I have a longstanding rule against meeting anyone “famous.” Ever since The Great Anton Newcombe Debacle of ’05, I’ve been understandably reticent (I realize his “fame” is debatable, but just humor me, please). There’s a lot that can go wrong when you meet someone you like. Maybe this person’s music helped you through a difficult time, or maybe you’ve read all of his or her books over and over, or maybe you’ve laughed until you’ve cried at his or her comedy. Either way, this person has a presence in your life. You know things about them, as weird as that sounds. And if you meet this person, and he/she’s a huge jerk? Yikes. You can never listen to that album/read that book/laugh at that joke again. Or there’s always the chance (if you’re me, anyway) that you’ll say something embarrassing and make yourself look like a complete idiot.
Also, I don’t really need a connection to a famous person. Autographs in and of themselves don’t mean a lot to me. That’s not to say I don’t appreciate an autograph on occassion. For example, Lauren gave me a signed copy of Emma Straub‘s Other People We Married, and I love that. But that’s because it’s a book I really enjoy by a person I like and it was a gift from one of my best friends. I wouldn’t, like, walk up to Tom Cruise and be all, “Sign this napkin so I can cherish it forever.” Mostly because I don’t often walk the same streets as Tom Cruise. I’m also not particularly interested in that brief moment of connection because, really, what does that get me? Some sort of bragging rights so I can be like, “Oh, no bigs, I met Tom Cruise once.” That impresses me about as much as most things impress Shania Twain. Also, I don’t know why I keep using Tom Cruise as an example.
I’ve been to a lot of small shows since TGAND of ’05, but I’ve never made any effort to meet the person I came to see. And at the sorts of places I prefer to go, it’s pretty easy to meet the acts. It’s not like I’m seeing Katy Perry in a stadium (although I certainly would not balk at the opportunity). Typically, if I’m at a show, it’s the kind of place where the opening band is standing beside you in the audience and you walk past the comedian selling their own CDs as you leave. And yet! I still had this mentality that actually saying something to the performer was a) weird for them, b)possibly annoying and c) unnecessary for me.

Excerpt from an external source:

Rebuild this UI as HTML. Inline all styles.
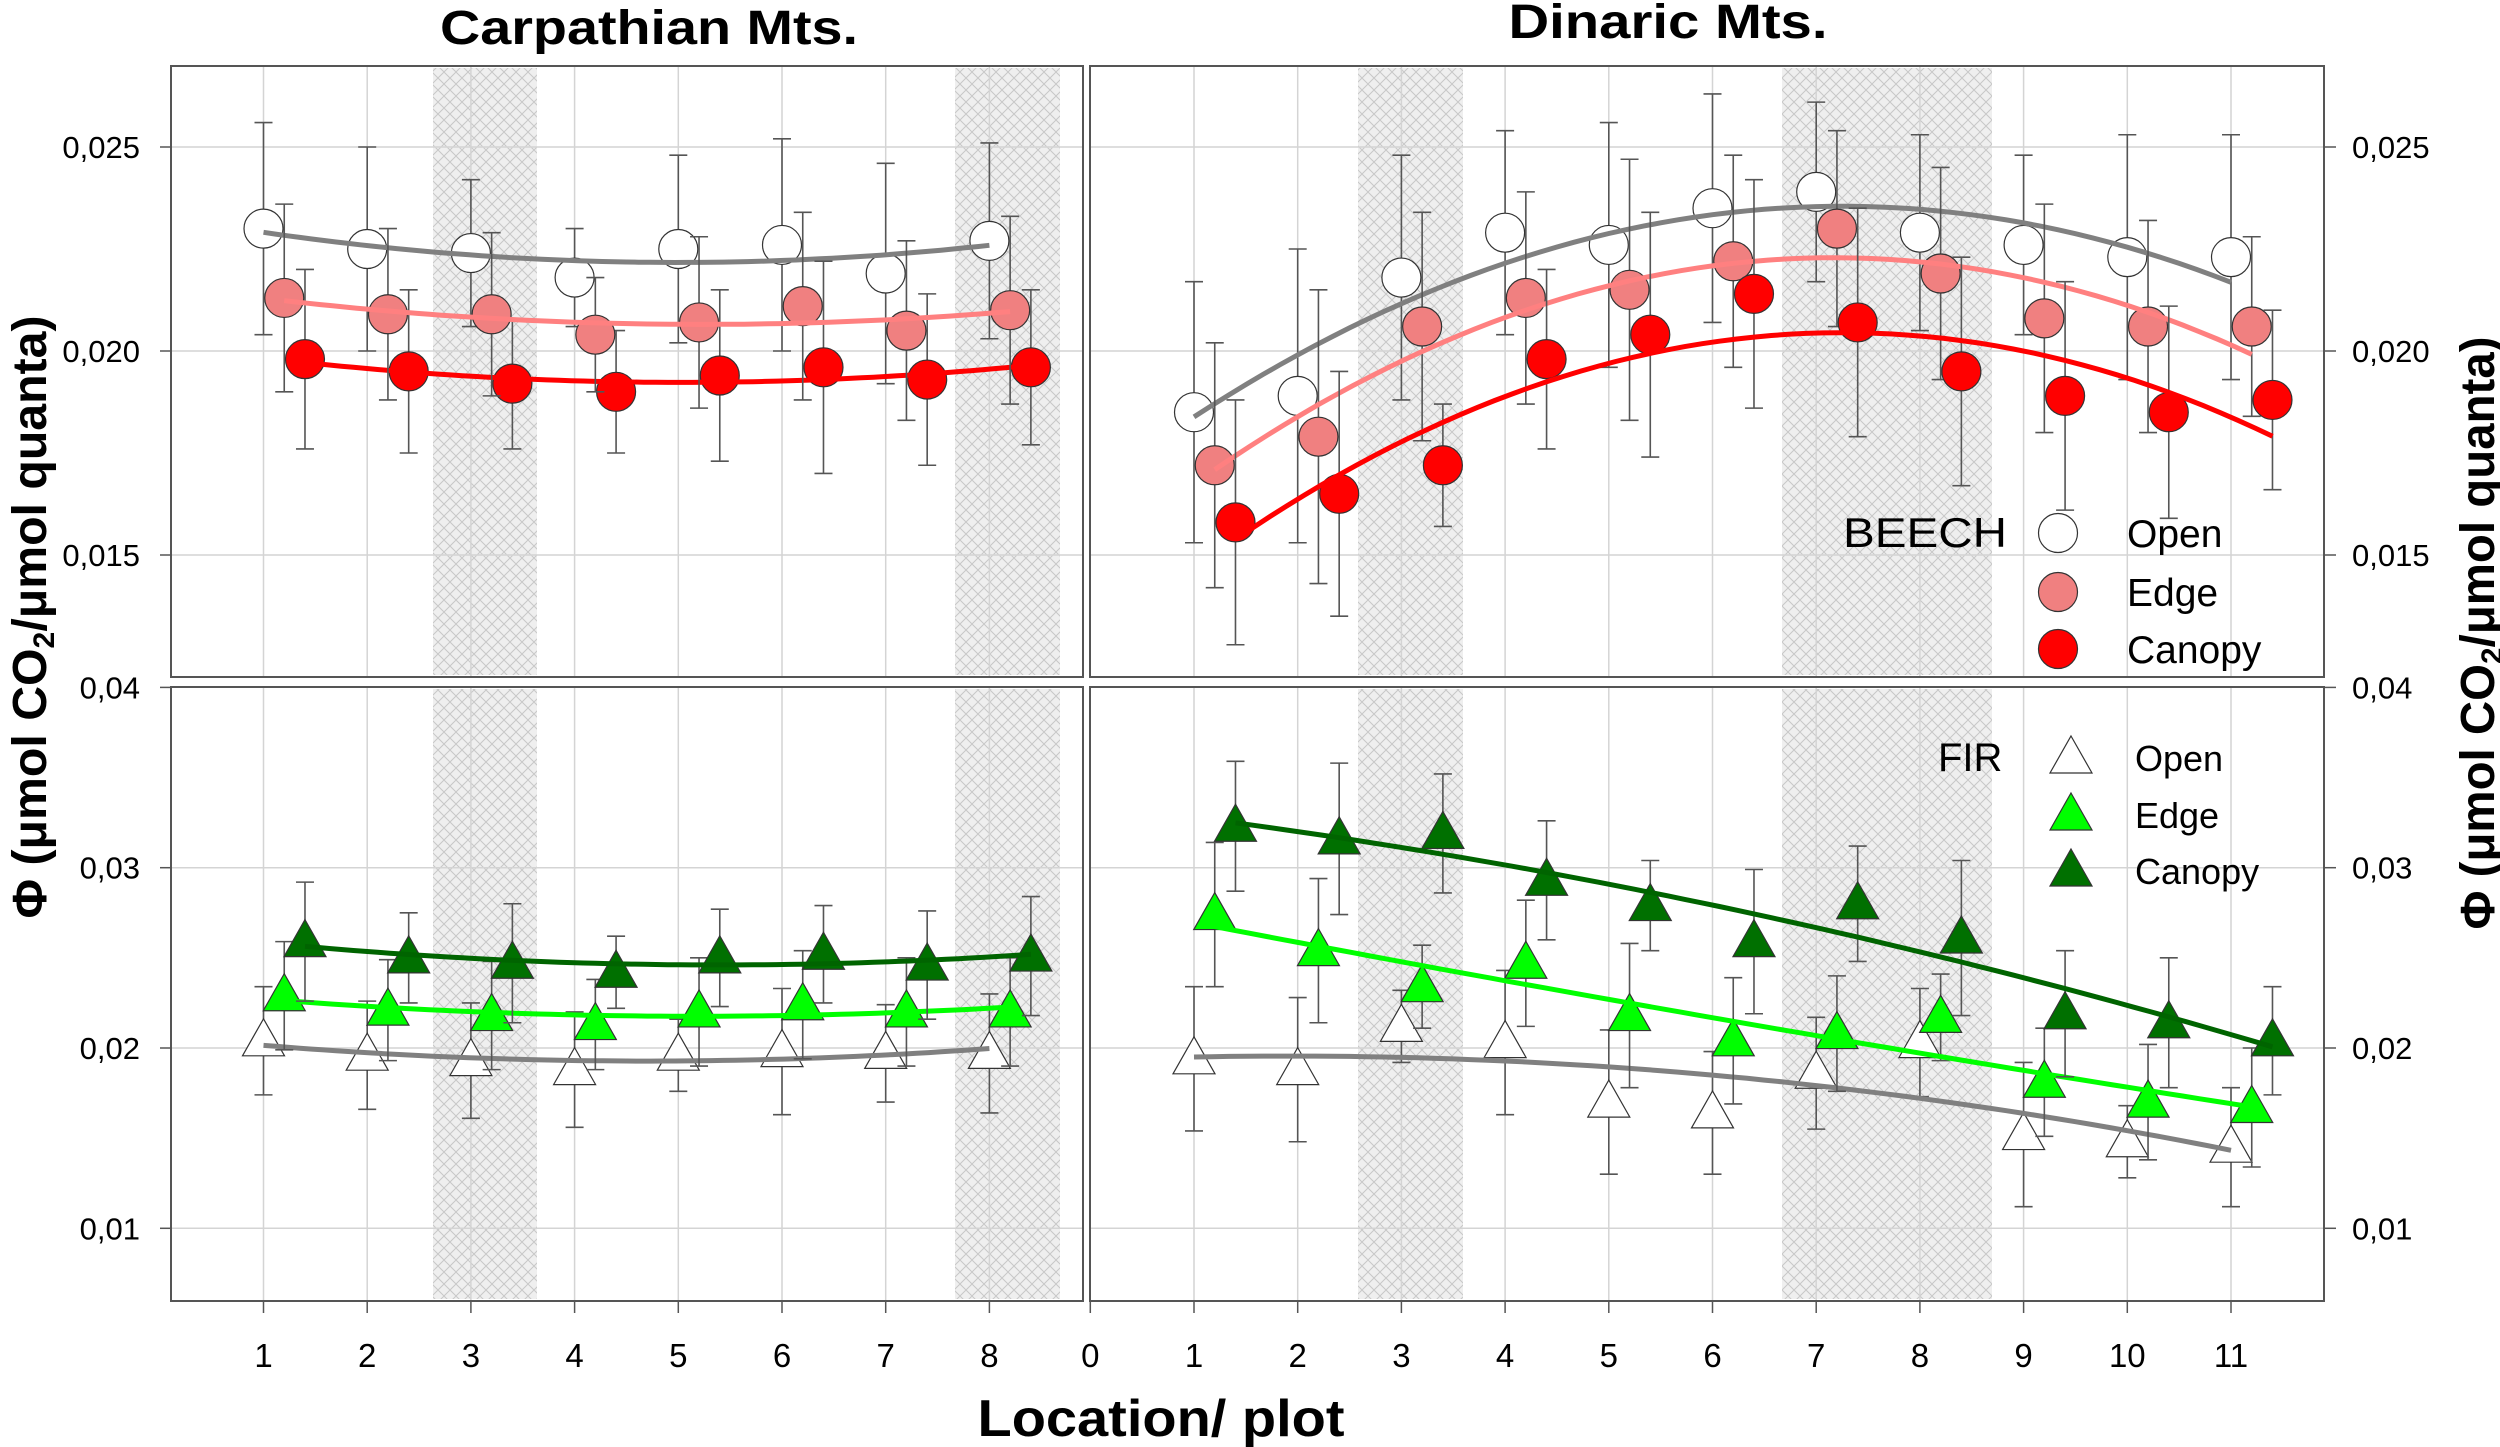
<!DOCTYPE html>
<html><head><meta charset="utf-8"><style>
html,body{margin:0;padding:0;background:#fff;}
svg{display:block;}
</style></head><body>
<svg id="chart" width="2500" height="1447" viewBox="0 0 2500 1447" xmlns="http://www.w3.org/2000/svg" font-family="'Liberation Sans', Arial, sans-serif">
<defs>
<pattern id="hatch" width="12" height="12" patternUnits="userSpaceOnUse">
<rect width="12" height="12" fill="#efefef"/>
<path d="M0,0 L12,12 M12,0 L0,12" stroke="#c8c8c8" stroke-width="1"/>
</pattern>
</defs>
<g id="layer"></g>
</svg>
<script>
// ---------- DATA ----------
const carpX = [1,2,3,4,5,6,7,8];
const dinX = [1,2,3,4,5,6,7,8,9,10,11];
const carpBeechOpen = [0.0230,0.0225,0.0224,0.0218,0.0225,0.0226,0.0219,0.0227];
const carpBeechOpenErr = [0.0026,0.0025,0.0018,0.0012,0.0023,0.0026,0.0027,0.0024];
const carpBeechEdge = [0.0213,0.0209,0.0209,0.0204,0.0207,0.0211,0.0205,0.0210];
const carpBeechEdgeErr = [0.0023,0.0021,0.0020,0.0014,0.0021,0.0023,0.0022,0.0023];
const carpBeechCanopy = [0.0198,0.0195,0.0192,0.0190,0.0194,0.0196,0.0193,0.0196];
const carpBeechCanopyErr = [0.0022,0.0020,0.0016,0.0015,0.0021,0.0026,0.0021,0.0019];
const dinBeechOpen = [0.0185,0.0189,0.0218,0.0229,0.0226,0.0235,0.0239,0.0229,0.0226,0.0223,0.0223];
const dinBeechOpenErr = [0.0032,0.0036,0.0030,0.0025,0.0030,0.0028,0.0022,0.0024,0.0022,0.0030,0.0030];
const dinBeechEdge = [0.0172,0.0179,0.0206,0.0213,0.0215,0.0222,0.0230,0.0219,0.0208,0.0206,0.0206];
const dinBeechEdgeErr = [0.0030,0.0036,0.0028,0.0026,0.0032,0.0026,0.0024,0.0026,0.0028,0.0026,0.0022];
const dinBeechCanopy = [0.0158,0.0165,0.0172,0.0198,0.0204,0.0214,0.0207,0.0195,0.0189,0.0185,0.0188];
const dinBeechCanopyErr = [0.0030,0.0030,0.0015,0.0022,0.0030,0.0028,0.0028,0.0028,0.0028,0.0026,0.0022];
const carpFirOpen = [0.0204,0.0196,0.0193,0.0188,0.0196,0.0198,0.0197,0.0197];
const carpFirOpenErr = [0.0030,0.0030,0.0032,0.0032,0.0020,0.0035,0.0027,0.0033];
const carpFirEdge = [0.0229,0.0221,0.0218,0.0213,0.0220,0.0224,0.0220,0.0220];
const carpFirEdgeErr = [0.0030,0.0028,0.0030,0.0025,0.0030,0.0030,0.0030,0.0030];
const carpFirCanopy = [0.0259,0.0250,0.0247,0.0242,0.0250,0.0252,0.0246,0.0251];
const carpFirCanopyErr = [0.0033,0.0025,0.0033,0.0020,0.0027,0.0027,0.0030,0.0033];
const dinFirOpen = [0.0194,0.0188,0.0212,0.0203,0.0170,0.0164,0.0186,0.0203,0.0152,0.0148,0.0145];
const dinFirOpenErr = [0.0040,0.0040,0.0020,0.0040,0.0040,0.0034,0.0031,0.0030,0.0040,0.0020,0.0033];
const dinFirEdge = [0.0274,0.0254,0.0234,0.0247,0.0218,0.0204,0.0208,0.0217,0.0181,0.0170,0.0167];
const dinFirEdgeErr = [0.0040,0.0040,0.0023,0.0035,0.0040,0.0035,0.0032,0.0024,0.0030,0.0032,0.0033];
const dinFirCanopy = [0.0323,0.0316,0.0319,0.0293,0.0279,0.0259,0.0280,0.0261,0.0219,0.0214,0.0204];
const dinFirCanopyErr = [0.0036,0.0042,0.0033,0.0033,0.0025,0.0040,0.0032,0.0043,0.0035,0.0036,0.0030];
const topTicks = [0.015,0.020,0.025];
const topTickLabels = ["0,015","0,020","0,025"];
const botTicks = [0.01,0.02,0.03,0.04];
const botTickLabels = ["0,01","0,02","0,03","0,04"];
const carpXTicks = [1,2,3,4,5,6,7,8];
const dinXTicks = [0,1,2,3,4,5,6,7,8,9,10,11];

// ---------- SCALES ----------
const xL = v => 263.5 + (v-1)*103.7;
const xR = v => 1194 + (v-1)*103.7;
const yT = v => 351 - (v-0.02)/0.005*204;
const yB = v => 1048 - (v-0.02)/0.01*180.3;
const P = {lx0:171, lx1:1083, rx0:1090, rx1:2324, ty0:66, ty1:677, by0:687, by1:1301};

const NS = "http://www.w3.org/2000/svg";
const layer = document.getElementById('layer');
function mk(tag, attrs, parent){
  const e = document.createElementNS(NS, tag);
  for (const k in attrs) e.setAttribute(k, attrs[k]);
  (parent||layer).appendChild(e);
  return e;
}
function txt(s, attrs, parent){ const e = mk('text', attrs, parent); e.textContent = s; return e; }

// panels backgrounds + shading
function panel(x0,x1,y0,y1,name,shades,xs){
  const g = mk('g',{});
  
  
  mk('rect',{x:x0,y:y0,width:x1-x0,height:y1-y0,fill:'#fff'},g);
  shades.forEach(s=>{
    const r = mk('rect',{x:s[0],y:y0+2,width:s[1]-s[0],height:y1-y0-4,fill:'url(#hatch)'},g);
    
    
  });
  return g;
}
const shL = [[433,537],[955,1060]];
const shR = [[1358,1463],[1782,1992]];
const gTL = panel(P.lx0,P.lx1,P.ty0,P.ty1,'carpathian-beech-panel',shL);
const gTR = panel(P.rx0,P.rx1,P.ty0,P.ty1,'dinaric-beech-panel',shR);
const gBL = panel(P.lx0,P.lx1,P.by0,P.by1,'carpathian-fir-panel',shL);
const gBR = panel(P.rx0,P.rx1,P.by0,P.by1,'dinaric-fir-panel',shR);

// gridlines
function grid(g,xs,xf,x0,x1,y0,y1,ticks,yf){
  xs.forEach(v=>{ if(xf(v)>x0+2 && xf(v)<x1-2){ const l=mk('line',{x1:xf(v),x2:xf(v),y1:y0,y2:y1,stroke:'#d4d4d4','stroke-width':1.5},g);
     }});
  ticks.forEach(v=>{ const y=yf(v); if(y>y0+2 && y<y1-2){ const l=mk('line',{x1:x0,x2:x1,y1:y,y2:y,stroke:'#d4d4d4','stroke-width':1.5},g);
     }});
}
grid(gTL,carpXTicks,xL,P.lx0,P.lx1,P.ty0,P.ty1,topTicks,yT);
grid(gBL,carpXTicks,xL,P.lx0,P.lx1,P.by0,P.by1,botTicks,yB);
grid(gTR,dinXTicks,xR,P.rx0,P.rx1,P.ty0,P.ty1,topTicks,yT);
grid(gBR,dinXTicks,xR,P.rx0,P.rx1,P.by0,P.by1,botTicks,yB);

// quadratic fit
function quadFit(xs, ys){
  let n=xs.length,S=[0,0,0,0,0],T=[0,0,0];
  for(let i=0;i<n;i++){const x=xs[i],y=ys[i];let p=1;for(let k=0;k<5;k++){S[k]+=p;if(k<3)T[k]+=p*y;p*=x;}}
  const A=[[S[0],S[1],S[2],T[0]],[S[1],S[2],S[3],T[1]],[S[2],S[3],S[4],T[2]]];
  for(let i=0;i<3;i++){for(let j=i+1;j<3;j++){const f=A[j][i]/A[i][i];for(let k=i;k<4;k++)A[j][k]-=f*A[i][k];}}
  const c=[0,0,0];
  for(let i=2;i>=0;i--){let s=A[i][3];for(let k=i+1;k<3;k++)s-=A[i][k]*c[k];c[i]=s/A[i][i];}
  return x=>c[0]+c[1]*x+c[2]*x*x;
}

function series(g, xs, off, ys, errs, xf, yf, shape, fill, lineColor, name){
  const sg = mk('g',{},g);
  
  
  // error bars
  xs.forEach((x,i)=>{
    const cx = xf(x+off), yt = yf(ys[i]+errs[i]), yb = yf(ys[i]-errs[i]);
    const eb = mk('path',{d:`M${cx},${yt}V${yb}M${cx-9},${yt}H${cx+9}M${cx-9},${yb}H${cx+9}`,stroke:'#555','stroke-width':1.6,fill:'none'},sg);
    
    
  });
  // markers
  xs.forEach((x,i)=>{
    const cx = xf(x+off), cy = yf(ys[i]);
    let m;
    if(shape==='circle') m = mk('circle',{cx:cx,cy:cy,r:19.5,fill:fill,stroke:'#333','stroke-width':1.2},sg);
    else m = mk('path',{d:`M${cx},${cy-22}L${cx+21},${cy+15}L${cx-21},${cy+15}Z`,fill:fill,stroke:'#333','stroke-width':1.2},sg);
    
    
  });
  // fit line
  const f = quadFit(xs.map(x=>x+off), ys);
  let d=''; const a=xs[0]+off, b=xs[xs.length-1]+off;
  for(let k=0;k<=60;k++){const x=a+(b-a)*k/60; d+=(k?'L':'M')+xf(x).toFixed(1)+','+yf(f(x)).toFixed(1);}
  const ln = mk('path',{d:d,stroke:lineColor,'stroke-width':5,fill:'none'},g);
  
  
}
series(gTL,carpX,0,carpBeechOpen,carpBeechOpenErr,xL,yT,'circle','#fff','#808080','carpathian-beech-open');
series(gTL,carpX,0.4,carpBeechCanopy,carpBeechCanopyErr,xL,yT,'circle','#ff0000','#ff0000','carpathian-beech-canopy');
series(gTL,carpX,0.2,carpBeechEdge,carpBeechEdgeErr,xL,yT,'circle','#f08080','#ff8080','carpathian-beech-edge');
series(gTR,dinX,0,dinBeechOpen,dinBeechOpenErr,xR,yT,'circle','#fff','#808080','dinaric-beech-open');
series(gTR,dinX,0.2,dinBeechEdge,dinBeechEdgeErr,xR,yT,'circle','#f08080','#ff8080','dinaric-beech-edge');
series(gTR,dinX,0.4,dinBeechCanopy,dinBeechCanopyErr,xR,yT,'circle','#ff0000','#ff0000','dinaric-beech-canopy');
series(gBL,carpX,0,carpFirOpen,carpFirOpenErr,xL,yB,'tri','#fff','#808080','carpathian-fir-open');
series(gBL,carpX,0.2,carpFirEdge,carpFirEdgeErr,xL,yB,'tri','#00ff00','#00ff00','carpathian-fir-edge');
series(gBL,carpX,0.4,carpFirCanopy,carpFirCanopyErr,xL,yB,'tri','#007000','#006400','carpathian-fir-canopy');
series(gBR,dinX,0,dinFirOpen,dinFirOpenErr,xR,yB,'tri','#fff','#808080','dinaric-fir-open');
series(gBR,dinX,0.2,dinFirEdge,dinFirEdgeErr,xR,yB,'tri','#00ff00','#00ff00','dinaric-fir-edge');
series(gBR,dinX,0.4,dinFirCanopy,dinFirCanopyErr,xR,yB,'tri','#007000','#006400','dinaric-fir-canopy');

// frames
[[P.lx0,P.lx1,P.ty0,P.ty1],[P.rx0,P.rx1,P.ty0,P.ty1],[P.lx0,P.lx1,P.by0,P.by1],[P.rx0,P.rx1,P.by0,P.by1]].forEach(r=>{
  const f = mk('rect',{x:r[0],y:r[2],width:r[1]-r[0],height:r[3]-r[2],fill:'none',stroke:'#555','stroke-width':2});
  
  
});

// axes ticks & labels
const axg = mk('g',{});


function yTicks(ticks,labels,yf,side){
  ticks.forEach((v,i)=>{
    const y = yf(v);
    if(side==='left'){
      mk('line',{x1:160,x2:P.lx0,y1:y,y2:y,stroke:'#555','stroke-width':1.5},axg);
      const t = txt(labels[i],{x:140,y:y+11,'font-size':31,'text-anchor':'end',fill:'#000'},axg);
       
    } else {
      mk('line',{x1:P.rx1,x2:P.rx1+12,y1:y,y2:y,stroke:'#555','stroke-width':1.5},axg);
      const t = txt(labels[i],{x:2352,y:y+11,'font-size':31,'text-anchor':'start',fill:'#000'},axg);
       
    }
  });
}
yTicks(topTicks,topTickLabels,yT,'left');
yTicks(topTicks,topTickLabels,yT,'right');
yTicks(botTicks,botTickLabels,yB,'left');
yTicks(botTicks,botTickLabels,yB,'right');
function xTicks(ticks,xf){
  ticks.forEach(v=>{
    const x = xf(v);
    mk('line',{x1:x,x2:x,y1:P.by1,y2:P.by1+12,stroke:'#555','stroke-width':1.5},axg);
    const t = txt(String(v),{x:x,y:1367,'font-size':33,'text-anchor':'middle',fill:'#000'},axg);
     
  });
}
xTicks(carpXTicks,xL);
xTicks(dinXTicks,xR);

// titles
let t;
t = txt('Carpathian Mts.',{x:649,y:44,'font-size':48,'font-weight':'bold','text-anchor':'middle',textLength:418,lengthAdjust:'spacingAndGlyphs'});
 
t = txt('Dinaric Mts.',{x:1668,y:38,'font-size':48,'font-weight':'bold','text-anchor':'middle',textLength:319,lengthAdjust:'spacingAndGlyphs'});
 
t = txt('Location/ plot',{x:1161,y:1436,'font-size':52,'font-weight':'bold','text-anchor':'middle',textLength:367,lengthAdjust:'spacingAndGlyphs'});
 
function yTitle(cx,cy,len,name){
  const e = mk('text',{x:0,y:0,'font-size':48,'font-weight':'bold','text-anchor':'middle',transform:`translate(${cx},${cy}) rotate(-90)`,textLength:len,lengthAdjust:'spacingAndGlyphs'});
  
  
  e.innerHTML = 'Φ (μmol CO<tspan font-size="30" dy="8">2</tspan><tspan dy="-8">/μmol quanta)</tspan>';
}
yTitle(46,617,603,'y-axis-title-left');
yTitle(2494,633,593,'y-axis-title-right');

// legends
const lg1 = mk('g',{});


txt('BEECH',{x:1843,y:547,'font-size':42,textLength:164,lengthAdjust:'spacingAndGlyphs'},lg1);
[['Open','#fff',533],['Edge','#f08080',592],['Canopy','#ff0000',649]].forEach(r=>{
  const c = mk('circle',{cx:2058,cy:r[2],r:19.5,fill:r[1],stroke:'#333','stroke-width':1.2},lg1);
   
  const l = txt(r[0],{x:2127,y:r[2]+14,'font-size':39},lg1);
   
});
const lg2 = mk('g',{});


txt('FIR',{x:1938,y:771,'font-size':40},lg2);
[['Open','#fff',758],['Edge','#00ff00',815],['Canopy','#007000',871]].forEach(r=>{
  const cx=2071, cy=r[2];
  const m = mk('path',{d:`M${cx},${cy-22}L${cx+21},${cy+15}L${cx-21},${cy+15}Z`,fill:r[1],stroke:'#333','stroke-width':1.2},lg2);
   
  const l = txt(r[0],{x:2135,y:r[2]+13,'font-size':36},lg2);
   
});
</script>
</body></html>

Last weekend, Chad suggested we see comedian Pete Holmes in Cleveland. I love Pete Holmes; he hosts the very funny podcast You Made it Weird, which I’ve mentioned before. But I was still kind of like, “Cleveland, ugh.” There are lots of things to like about Cleveland, but it’s also a labrynth of one ways streets and constant construction, and it both conforms to and defies its public perception. In short, it’s a strange place. I ended up being very glad I went, because Pete Holmes was hilarious and I had a great time with my friends. Also, I learned a Life Lesson, as I am wont to do: meeting the performer you came to see is actually the nice thing to do.
I had absolutely no intention of meeting Pete Holmes. I knew Chad wanted to, but I was like, “See you later, I’ll be in the bathroom.” Also, I had to go to the bathroom, so that was part of it. When Jayne and I came back out, Chad was talking to Pete Holmes, and I’m not enough of an asocial weirdo that I’d completely ignore someone when they’re in front of me, so I said hello. And guess what? He was totally nice! He was very friendly, he shook everyone’s hands, and he asked our names. The odd thing was, although the club was packed, hardly anyone was stopping to say hello to him. And you had to walk directly by him and his table of merch in order to leave.
I never thought about it before, but it’s totally weird to watch someone perform and then walk right by them without saying anything. And yet that’s the behavior I’ve observed (and been part of) at most shows. Why wouldn’t an artist want to say hello and hear a quick compliment (I’m assuming you’re not going to approach the performer to say, “I hated your set.”)? I thought about what I would want if I one day have a book signing. Actually, do you guys want to go full-on The Secret and do some manifestation with me? Let’s do this: someday when I have a book signing, I will totally want to say hi to people. After all, connecting with people is part of the point of performing or putting yourself out there in any way.
My experience at the Pete Holmes show changed the way I think of the relationship between audience and performer. Also I went to Taco Bell beforehand and tried something new, so yeah, I’d say it was a pretty big day.
Have you had any good or bad experiences with meeting celebrities? I would love to hear them. Once my friend Dan met Patricia Heaton from Everybody Loves Raymond when she stopped by his church, and he said she was very nice. Good luck trying to top that juicy celeb story.